## BRIEF:
Set down the full listing exactly as given. Any pictures are to be left out.

## DATA SECTION:
START
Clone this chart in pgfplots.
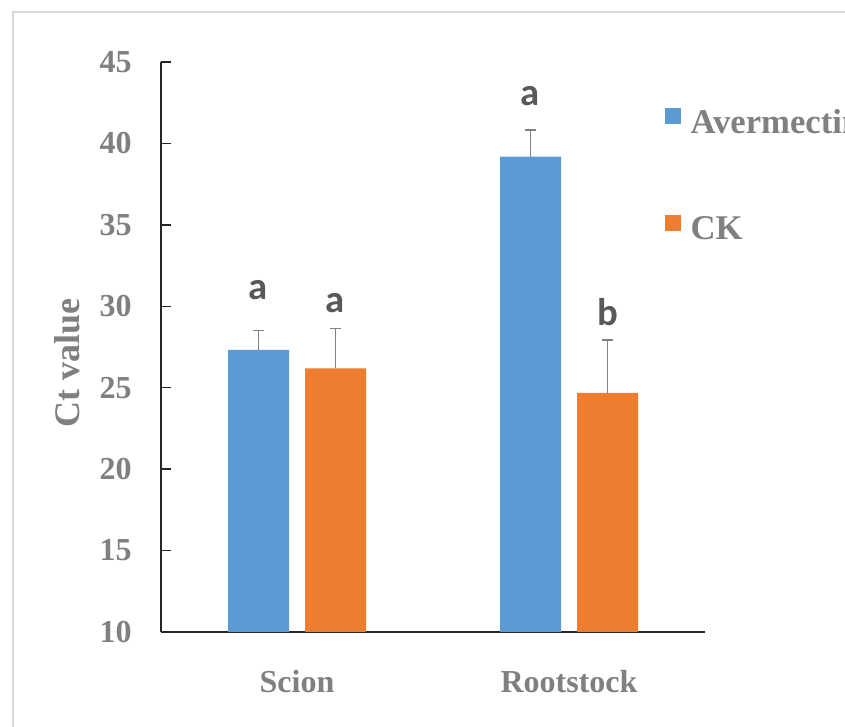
\documentclass[border=0pt]{standalone}
\usepackage{pgfplots}
\pgfplotsset{compat=1.18}
\usepackage{fontspec}
\setmainfont{Liberation Serif}
\newfontfamily\letterfont{Carlito}
\definecolor{cblue}{HTML}{5B9BD5}
\definecolor{corange}{HTML}{ED7D31}
\definecolor{tgray}{HTML}{808080}
\definecolor{lgray}{HTML}{595959}
\definecolor{fgray}{HTML}{D9D9D9}
\begin{document}
\begin{tikzpicture}
\useasboundingbox (0,0) rectangle (633.75pt,545.25pt);
\clip (0,0) rectangle (633.75pt,545.25pt);
\fill[white] (0,0) rectangle (633.75pt,545.25pt);
\draw[fgray, line width=1.5pt] (9.5pt,-20pt) -- (9.5pt,536.25pt) -- (700pt,536.25pt);
\begin{axis}[
  at={(120.75pt,71.25pt)}, anchor=south west,
  scale only axis, width=408pt, height=427.5pt,
  xmin=-0.5, xmax=1.5, ymin=10, ymax=45,
  ytick={10,15,...,45},
  xtick={0,1}, xticklabels={Scion,Rootstock},
  axis x line*=bottom, axis y line*=left,
  axis line style={line width=1.2pt, black!85, -},
  tick align=inside, ytick pos=left,
  major tick length=7.5pt,
  y tick style={line width=1.1pt, black!85},
  x tick style={draw=none},
  /pgf/number format/assume math mode=true,
  tick label style={font=\fontsize{24}{28}\selectfont\bfseries, text=tgray},
  yticklabel style={anchor=east, inner sep=0pt, xshift=-21.75pt},
  xticklabel style={anchor=base, inner sep=0pt, yshift=-37.5pt},
  ylabel={Ct value},
  ylabel style={font=\fontsize{27}{32}\selectfont\bfseries, text=tgray, at={(axis description cs:-0.1728,0.472)}, anchor=center},
  ybar=12pt, bar width=45.75pt,
  legend style={at={(rel axis cs:0.9265,0.922)}, anchor=north west, draw=none, fill=none,
    font=\fontsize{26}{30}\selectfont\bfseries, text=tgray, row sep=57pt, inner sep=0pt,
    /tikz/every odd column/.append style={column sep=5pt}},
  legend cell align=left,
  every axis plot post/.append style={legend image code/.code={\fill[##1, draw=none] (0pt,-1pt) rectangle (12pt,11pt);}},
  error bars/y dir=plus, error bars/y explicit,
  error bars/error bar style={tgray, line width=0.9pt},
  error bars/error mark options={rotate=90, mark size=4.1pt, tgray, line width=0.9pt},
]
\addplot[fill=cblue, draw=none] coordinates {(0,27.32) +- (0,1.17) (1,39.19) +- (0,1.63)};
\addplot[fill=corange, draw=none] coordinates {(0,26.19) +- (0,2.44) (1,24.69) +- (0,3.24)};
\legend{Avermectin, CK}
\node[font=\letterfont\fontsize{29}{32}\selectfont\bfseries, text=lgray, anchor=base, xshift=-28.875pt] at (axis cs:0,30.39) {a};
\node[font=\letterfont\fontsize{29}{32}\selectfont\bfseries, text=lgray, anchor=base, xshift=28.875pt] at (axis cs:0,29.59) {a};
\node[font=\letterfont\fontsize{29}{32}\selectfont\bfseries, text=lgray, anchor=base, xshift=-28.875pt] at (axis cs:1,42.3) {a};
\node[font=\letterfont\fontsize{29}{32}\selectfont\bfseries, text=lgray, anchor=base, xshift=28.875pt] at (axis cs:1,28.85) {b};
\end{axis}
\end{tikzpicture}
\end{document}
END
## TASK ANSWER:
Clone this chart in pgfplots.
\documentclass[border=0pt]{standalone}
\usepackage{pgfplots}
\pgfplotsset{compat=1.18}
\usepackage{fontspec}
\setmainfont{Liberation Serif}
\newfontfamily\letterfont{Carlito}
\definecolor{cblue}{HTML}{5B9BD5}
\definecolor{corange}{HTML}{ED7D31}
\definecolor{tgray}{HTML}{808080}
\definecolor{lgray}{HTML}{595959}
\definecolor{fgray}{HTML}{D9D9D9}
\begin{document}
\begin{tikzpicture}
\useasboundingbox (0,0) rectangle (633.75pt,545.25pt);
\clip (0,0) rectangle (633.75pt,545.25pt);
\fill[white] (0,0) rectangle (633.75pt,545.25pt);
\draw[fgray, line width=1.5pt] (9.5pt,-20pt) -- (9.5pt,536.25pt) -- (700pt,536.25pt);
\begin{axis}[
  at={(120.75pt,71.25pt)}, anchor=south west,
  scale only axis, width=408pt, height=427.5pt,
  xmin=-0.5, xmax=1.5, ymin=10, ymax=45,
  ytick={10,15,...,45},
  xtick={0,1}, xticklabels={Scion,Rootstock},
  axis x line*=bottom, axis y line*=left,
  axis line style={line width=1.2pt, black!85, -},
  tick align=inside, ytick pos=left,
  major tick length=7.5pt,
  y tick style={line width=1.1pt, black!85},
  x tick style={draw=none},
  /pgf/number format/assume math mode=true,
  tick label style={font=\fontsize{24}{28}\selectfont\bfseries, text=tgray},
  yticklabel style={anchor=east, inner sep=0pt, xshift=-21.75pt},
  xticklabel style={anchor=base, inner sep=0pt, yshift=-37.5pt},
  ylabel={Ct value},
  ylabel style={font=\fontsize{27}{32}\selectfont\bfseries, text=tgray, at={(axis description cs:-0.1728,0.472)}, anchor=center},
  ybar=12pt, bar width=45.75pt,
  legend style={at={(rel axis cs:0.9265,0.922)}, anchor=north west, draw=none, fill=none,
    font=\fontsize{26}{30}\selectfont\bfseries, text=tgray, row sep=57pt, inner sep=0pt,
    /tikz/every odd column/.append style={column sep=5pt}},
  legend cell align=left,
  every axis plot post/.append style={legend image code/.code={\fill[##1, draw=none] (0pt,-1pt) rectangle (12pt,11pt);}},
  error bars/y dir=plus, error bars/y explicit,
  error bars/error bar style={tgray, line width=0.9pt},
  error bars/error mark options={rotate=90, mark size=4.1pt, tgray, line width=0.9pt},
]
\addplot[fill=cblue, draw=none] coordinates {(0,27.32) +- (0,1.17) (1,39.19) +- (0,1.63)};
\addplot[fill=corange, draw=none] coordinates {(0,26.19) +- (0,2.44) (1,24.69) +- (0,3.24)};
\legend{Avermectin, CK}
\node[font=\letterfont\fontsize{29}{32}\selectfont\bfseries, text=lgray, anchor=base, xshift=-28.875pt] at (axis cs:0,30.39) {a};
\node[font=\letterfont\fontsize{29}{32}\selectfont\bfseries, text=lgray, anchor=base, xshift=28.875pt] at (axis cs:0,29.59) {a};
\node[font=\letterfont\fontsize{29}{32}\selectfont\bfseries, text=lgray, anchor=base, xshift=-28.875pt] at (axis cs:1,42.3) {a};
\node[font=\letterfont\fontsize{29}{32}\selectfont\bfseries, text=lgray, anchor=base, xshift=28.875pt] at (axis cs:1,28.85) {b};
\end{axis}
\end{tikzpicture}
\end{document}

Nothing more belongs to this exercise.